Because each patient is different, I don’t believe in starting off with a “shopping list” of goals to be met. However, certain themes usually emerge.
One central theme is the patient’s relationship to food and the significance of eating in her life. Strangely, some professionals carry on therapy for months without once attacking the patient’s problem with food. They seem to think that just by exploring underlying issues-problems with parents, for example-her eating will improve.
Nonsense! That’s like treating a broken leg with aspirin: It might help the pain a little, but it ignores the bigger problem.
Therapy has to address the symptoms themselves, as well as the feelings of guilt and shame that may result from the cycle of bingeing and purging or self-starvation. It must also look at the reasons food has become the patient’s means of defense, a kind of “anesthetic” against emotional pain.
Another important theme is autonomy, by which I mean two things: self-government and independence.
Self-government means having control over impulses and desires, and not being prey to emotional whims. Ironically, people with eating disorders, especially anorexics, feel they are totally in control of themselves. The truth is that their disorder controls them. Bulimics, in contrast, usually realize they are caught in a cycle they can no longer control.
Independence means not relying completely on other people to satisfy one’s emotional and physical needs. Many of these patients have tried to please other people all their lives-their parents, their teachers, their friends and lovers. They devote themselves to others’ desires and ignore their own. They base their identity on the reactions they stir up in other people.
In therapy, the patient learns to trust her own instincts. She recognizes her feelings and accepts them as valid. Through acceptance comes control and self-mastery.
Another recurring theme in therapy is learning how to tolerate moods. Sure, we all have “down times,” when depression or feelings of failure creep in. An eating-disordered person seeks relief from these feelings by resorting to her symptoms-bingeing and purging, for example.
As Marti, a twenty-nine-year-old woman, put it: “Some days I just can’t drag myself out of bed. I feel so hopeless-nothing is worth doing. I don’t care how I look. I don’t want to go anywhere or see anyone. Nothing cheers me up. Not the TV, not music, not even the comics in the newspaper. It all just seems so … so sad. The only thing I have energy for is eating. Once I start I just keep going. Cookies and leftover Halloween candy and stuff that’s been in the freezer probably since the Civil War. Anything. Then I puke. When I was a baby I comforted myself by sucking on my thumb. Now I do it by sucking food off a fork. Throwing up gives me the illusion that I’m in control.
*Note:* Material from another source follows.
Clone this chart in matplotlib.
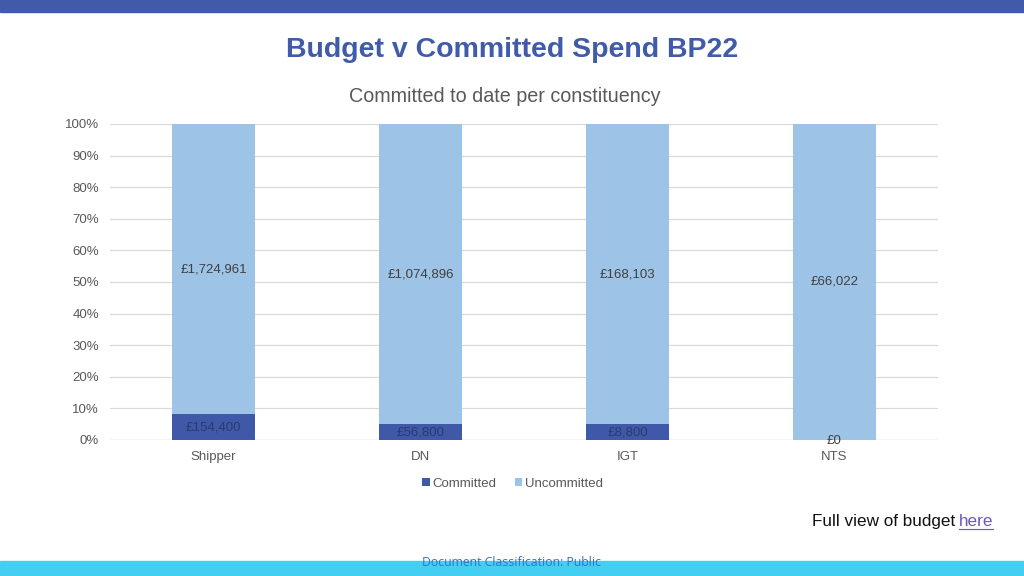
import numpy as np
import matplotlib
matplotlib.use('Agg')
import matplotlib.pyplot as plt
from matplotlib.patches import Rectangle

plt.rcParams['font.family'] = ['Liberation Sans', 'DejaVu Sans']

categories = ['Shipper', 'DN', 'IGT', 'NTS']
committed = [154400, 56800, 8800, 0]
uncommitted = [1724961, 1074896, 168103, 66022]
yticks = [0, 10, 20, 30, 40, 50, 60, 70, 80, 90, 100]

c_comm = '#4058A8'
c_uncomm = '#9DC3E6'
grey = '#595959'

committed = np.array(committed, dtype=float)
uncommitted = np.array(uncommitted, dtype=float)
total = committed + uncommitted
pct_c = committed / total * 100
pct_u = uncommitted / total * 100

fig = plt.figure(figsize=(10.24, 5.76), dpi=100)
fig.patch.set_facecolor('white')

# bandes haut et bas
fig.add_artist(Rectangle((0, 1 - 12/576), 1, 12/576, transform=fig.transFigure, color='#3F5BA9', zorder=0))
fig.add_artist(Rectangle((0, 0), 1, 15/576, transform=fig.transFigure, color='#44CEF2', zorder=0))

fig.text(512/1024, 1 - 50/576, 'Budget v Committed Spend BP22', ha='center', va='center',
         fontsize=20.5, fontweight='bold', color='#3F5BA9')
fig.text(505/1024, 1 - 97/576, 'Committed to date per constituency', ha='center', va='center',
         fontsize=14.2, color=grey)

ax = fig.add_axes([110/1024, 1 - 440/576, 828/1024, 316/576])
x = np.arange(len(categories))
w = 0.4
ax.bar(x, pct_c, w, color=c_comm, label='Committed', zorder=2)
ax.bar(x, pct_u, w, bottom=pct_c, color=c_uncomm, label='Uncommitted', zorder=2)

for i in range(len(categories)):
    ax.text(x[i], pct_c[i] + pct_u[i] / 2, '£{:,.0f}'.format(uncommitted[i]),
            ha='center', va='center', fontsize=9.5, color='#404040', zorder=3)
    if committed[i] > 0:
        ax.text(x[i], pct_c[i] / 2, '£{:,.0f}'.format(committed[i]),
                ha='center', va='center', fontsize=9.5, color='#2a3b70', zorder=3)
    else:
        ax.text(x[i], -0.3, '£{:,.0f}'.format(committed[i]),
                ha='center', va='center', fontsize=9.5, color='#404040', zorder=3)

ax.set_xlim(-0.5, 3.5)
ax.set_ylim(0, 100)
ax.set_yticks(yticks)
ax.set_yticklabels([str(t) + '%' for t in yticks])
ax.set_xticks(x)
ax.set_xticklabels(categories)
ax.tick_params(axis='both', length=0, labelsize=9.5, labelcolor=grey)
ax.tick_params(axis='y', pad=8)
ax.tick_params(axis='x', pad=8)
ax.yaxis.grid(True, color='#D9D9D9', linewidth=0.9, zorder=0)
for s in ax.spines.values():
    s.set_visible(False)
ax.axhline(0, color='#D9D9D9', linewidth=0.9, zorder=1)

ax.legend(loc='upper center', bbox_to_anchor=(0.486, -0.083), ncol=2, frameon=False,
          fontsize=9.5, labelcolor=grey, handlelength=0.55, handleheight=0.55,
          handletextpad=0.2, columnspacing=1.4)

fig.text(955/1024, 1 - 526/576, 'Full view of budget', ha='right', va='baseline',
         fontsize=12.3, color='#111111')
fig.text(959/1024, 1 - 526/576, 'here', ha='left', va='baseline', fontsize=12.3, color='#7155C0')
fig.add_artist(plt.Line2D([959/1024, 993/1024], [1 - 529/576, 1 - 529/576],
                          transform=fig.transFigure, color='#7155C0', linewidth=0.8))

fig.text(512/1024, 1 - 562/576, 'Document Classification: Public', ha='center', va='center',
         fontsize=8.8, color='#3A6FC4', family=['Open Sans', 'DejaVu Sans'])

fig.savefig('out.png', dpi=100)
It’s pretty pathetic.”
Marti is describing feelings of depression, a mood she tries to lift by turning to food. For some people, food acts as a kind of substitute for the emotion itself. Others use food to calm themselves down after exploding in anger, or to soothe their guilt for feeling a “shameful” emotion, such as jealousy.
During therapy we explore these moods. We look at what causes them and how they disrupt the patient’s life. I try to help patients see that such moods are part of living. Expressing emotions is normal and nothing to be ashamed of. It’s what makes us human! However, in therapy we look for ways to avoid the things that trigger moods in the first place, and look for alternative ways to act when they do occur.
Coping with maturity is another topic that crops up often. As we have seen, anorexia causes the patient to regress to a preadolescent state. Her starving body loses its womanly shape and functions. In therapy I encourage the patient to examine her feelings about growing up, to find out what it is that frightens her so. Does she fear being abandoned by her parents? Is she scared of the responsibilities of adulthood? Is starving a way to avoid dealing with other people and the risk of being rejected? What is going on inside?
For the bulimic, too, food and eating substitute for mature relationships. As Enid, a twenty-six-year-old patient, told me, “Friends can say mean things. They’re not always around when you need them for support. You can sleep with a man and in the morning the bastard is gone and you never see him again. That’s not true with food. Food is always there. And if it isn’t, you can just go buy some.”
In a way, individual therapy provides a model relationship that the patient can use to explore these issues of maturity. If handled properly, the patient develops trust in her therapist. She learns she can reveal secrets or make mistakes without betrayal or rejection. In the process, she sees how to handle feelings without falling back on the symptoms of her disorder.